***** Given material *****

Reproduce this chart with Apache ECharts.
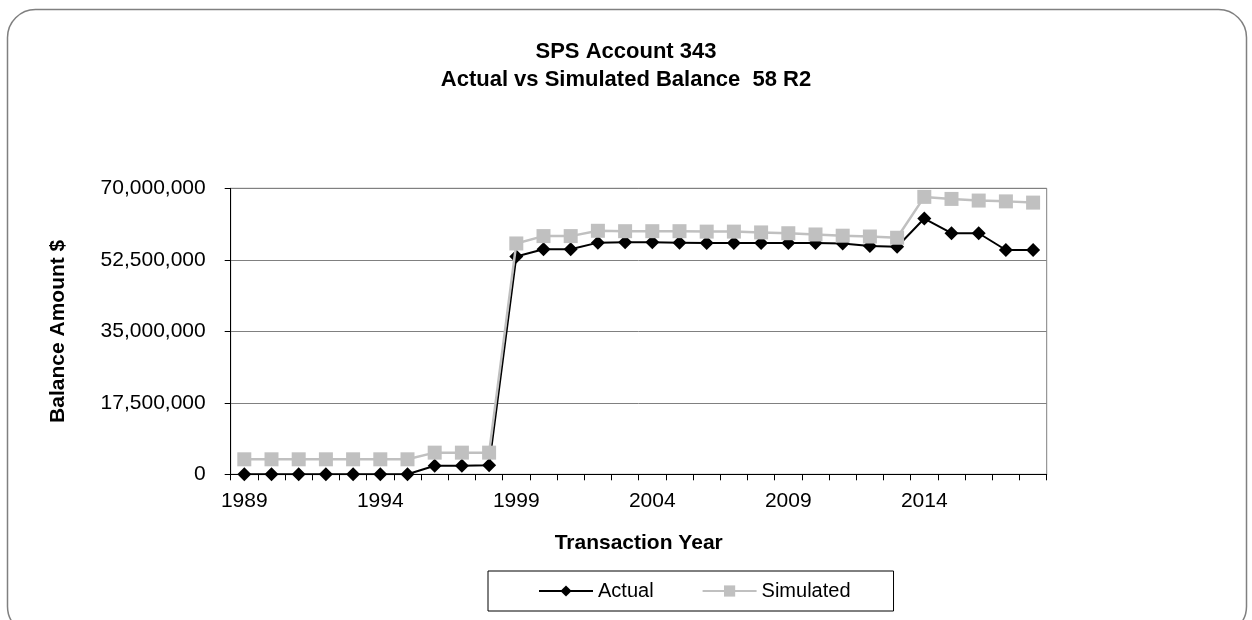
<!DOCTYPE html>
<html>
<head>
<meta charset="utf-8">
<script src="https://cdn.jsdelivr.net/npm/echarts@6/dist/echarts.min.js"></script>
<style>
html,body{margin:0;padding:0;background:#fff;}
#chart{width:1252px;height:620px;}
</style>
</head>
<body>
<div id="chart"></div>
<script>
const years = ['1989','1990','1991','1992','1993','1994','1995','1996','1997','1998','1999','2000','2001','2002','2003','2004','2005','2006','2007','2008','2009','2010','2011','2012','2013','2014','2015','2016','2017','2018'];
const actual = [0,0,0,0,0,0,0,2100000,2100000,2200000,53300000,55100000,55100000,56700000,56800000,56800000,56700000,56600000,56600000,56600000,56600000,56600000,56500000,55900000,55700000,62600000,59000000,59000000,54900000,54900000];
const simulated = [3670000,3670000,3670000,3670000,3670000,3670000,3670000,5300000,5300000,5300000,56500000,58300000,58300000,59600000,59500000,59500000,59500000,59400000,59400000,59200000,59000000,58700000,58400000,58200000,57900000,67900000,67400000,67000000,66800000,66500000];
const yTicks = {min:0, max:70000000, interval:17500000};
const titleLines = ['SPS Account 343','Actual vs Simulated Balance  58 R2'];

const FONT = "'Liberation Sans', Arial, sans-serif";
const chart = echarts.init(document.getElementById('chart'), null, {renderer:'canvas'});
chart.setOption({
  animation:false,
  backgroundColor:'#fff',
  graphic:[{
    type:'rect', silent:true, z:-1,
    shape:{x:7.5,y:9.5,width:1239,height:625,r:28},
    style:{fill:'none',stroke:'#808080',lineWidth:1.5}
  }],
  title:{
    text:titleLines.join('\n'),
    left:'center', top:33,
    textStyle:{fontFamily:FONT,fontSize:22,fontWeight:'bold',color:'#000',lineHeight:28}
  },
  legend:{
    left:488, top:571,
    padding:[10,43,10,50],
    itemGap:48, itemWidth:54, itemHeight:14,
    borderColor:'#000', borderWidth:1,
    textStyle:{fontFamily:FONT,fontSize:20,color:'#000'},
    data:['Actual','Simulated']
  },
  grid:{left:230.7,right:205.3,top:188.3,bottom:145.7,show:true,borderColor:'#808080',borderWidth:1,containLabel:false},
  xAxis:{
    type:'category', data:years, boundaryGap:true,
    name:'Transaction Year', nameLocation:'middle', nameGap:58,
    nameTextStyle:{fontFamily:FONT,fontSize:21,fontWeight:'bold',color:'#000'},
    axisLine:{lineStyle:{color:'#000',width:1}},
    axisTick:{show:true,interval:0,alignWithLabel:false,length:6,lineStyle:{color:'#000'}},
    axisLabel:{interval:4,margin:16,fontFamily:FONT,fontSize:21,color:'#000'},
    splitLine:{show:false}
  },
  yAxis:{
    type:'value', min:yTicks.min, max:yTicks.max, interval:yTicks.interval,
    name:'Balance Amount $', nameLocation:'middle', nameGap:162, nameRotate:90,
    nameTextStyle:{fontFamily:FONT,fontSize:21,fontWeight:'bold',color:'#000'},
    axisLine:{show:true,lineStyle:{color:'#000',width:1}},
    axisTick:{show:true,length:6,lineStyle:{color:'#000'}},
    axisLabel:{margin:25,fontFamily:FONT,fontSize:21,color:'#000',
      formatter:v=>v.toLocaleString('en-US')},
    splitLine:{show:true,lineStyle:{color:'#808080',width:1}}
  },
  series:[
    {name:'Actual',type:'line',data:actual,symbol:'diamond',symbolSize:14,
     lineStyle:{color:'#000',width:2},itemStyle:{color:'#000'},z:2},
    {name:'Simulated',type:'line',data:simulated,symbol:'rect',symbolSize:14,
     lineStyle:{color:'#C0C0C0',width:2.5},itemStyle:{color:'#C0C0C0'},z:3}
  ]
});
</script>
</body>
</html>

*****

## Task statement
Reproduce the material above verbatim; omit every picture.

## Reply
Reproduce this chart with Apache ECharts.
<!DOCTYPE html>
<html>
<head>
<meta charset="utf-8">
<script src="https://cdn.jsdelivr.net/npm/echarts@6/dist/echarts.min.js"></script>
<style>
html,body{margin:0;padding:0;background:#fff;}
#chart{width:1252px;height:620px;}
</style>
</head>
<body>
<div id="chart"></div>
<script>
const years = ['1989','1990','1991','1992','1993','1994','1995','1996','1997','1998','1999','2000','2001','2002','2003','2004','2005','2006','2007','2008','2009','2010','2011','2012','2013','2014','2015','2016','2017','2018'];
const actual = [0,0,0,0,0,0,0,2100000,2100000,2200000,53300000,55100000,55100000,56700000,56800000,56800000,56700000,56600000,56600000,56600000,56600000,56600000,56500000,55900000,55700000,62600000,59000000,59000000,54900000,54900000];
const simulated = [3670000,3670000,3670000,3670000,3670000,3670000,3670000,5300000,5300000,5300000,56500000,58300000,58300000,59600000,59500000,59500000,59500000,59400000,59400000,59200000,59000000,58700000,58400000,58200000,57900000,67900000,67400000,67000000,66800000,66500000];
const yTicks = {min:0, max:70000000, interval:17500000};
const titleLines = ['SPS Account 343','Actual vs Simulated Balance  58 R2'];

const FONT = "'Liberation Sans', Arial, sans-serif";
const chart = echarts.init(document.getElementById('chart'), null, {renderer:'canvas'});
chart.setOption({
  animation:false,
  backgroundColor:'#fff',
  graphic:[{
    type:'rect', silent:true, z:-1,
    shape:{x:7.5,y:9.5,width:1239,height:625,r:28},
    style:{fill:'none',stroke:'#808080',lineWidth:1.5}
  }],
  title:{
    text:titleLines.join('\n'),
    left:'center', top:33,
    textStyle:{fontFamily:FONT,fontSize:22,fontWeight:'bold',color:'#000',lineHeight:28}
  },
  legend:{
    left:488, top:571,
    padding:[10,43,10,50],
    itemGap:48, itemWidth:54, itemHeight:14,
    borderColor:'#000', borderWidth:1,
    textStyle:{fontFamily:FONT,fontSize:20,color:'#000'},
    data:['Actual','Simulated']
  },
  grid:{left:230.7,right:205.3,top:188.3,bottom:145.7,show:true,borderColor:'#808080',borderWidth:1,containLabel:false},
  xAxis:{
    type:'category', data:years, boundaryGap:true,
    name:'Transaction Year', nameLocation:'middle', nameGap:58,
    nameTextStyle:{fontFamily:FONT,fontSize:21,fontWeight:'bold',color:'#000'},
    axisLine:{lineStyle:{color:'#000',width:1}},
    axisTick:{show:true,interval:0,alignWithLabel:false,length:6,lineStyle:{color:'#000'}},
    axisLabel:{interval:4,margin:16,fontFamily:FONT,fontSize:21,color:'#000'},
    splitLine:{show:false}
  },
  yAxis:{
    type:'value', min:yTicks.min, max:yTicks.max, interval:yTicks.interval,
    name:'Balance Amount $', nameLocation:'middle', nameGap:162, nameRotate:90,
    nameTextStyle:{fontFamily:FONT,fontSize:21,fontWeight:'bold',color:'#000'},
    axisLine:{show:true,lineStyle:{color:'#000',width:1}},
    axisTick:{show:true,length:6,lineStyle:{color:'#000'}},
    axisLabel:{margin:25,fontFamily:FONT,fontSize:21,color:'#000',
      formatter:v=>v.toLocaleString('en-US')},
    splitLine:{show:true,lineStyle:{color:'#808080',width:1}}
  },
  series:[
    {name:'Actual',type:'line',data:actual,symbol:'diamond',symbolSize:14,
     lineStyle:{color:'#000',width:2},itemStyle:{color:'#000'},z:2},
    {name:'Simulated',type:'line',data:simulated,symbol:'rect',symbolSize:14,
     lineStyle:{color:'#C0C0C0',width:2.5},itemStyle:{color:'#C0C0C0'},z:3}
  ]
});
</script>
</body>
</html>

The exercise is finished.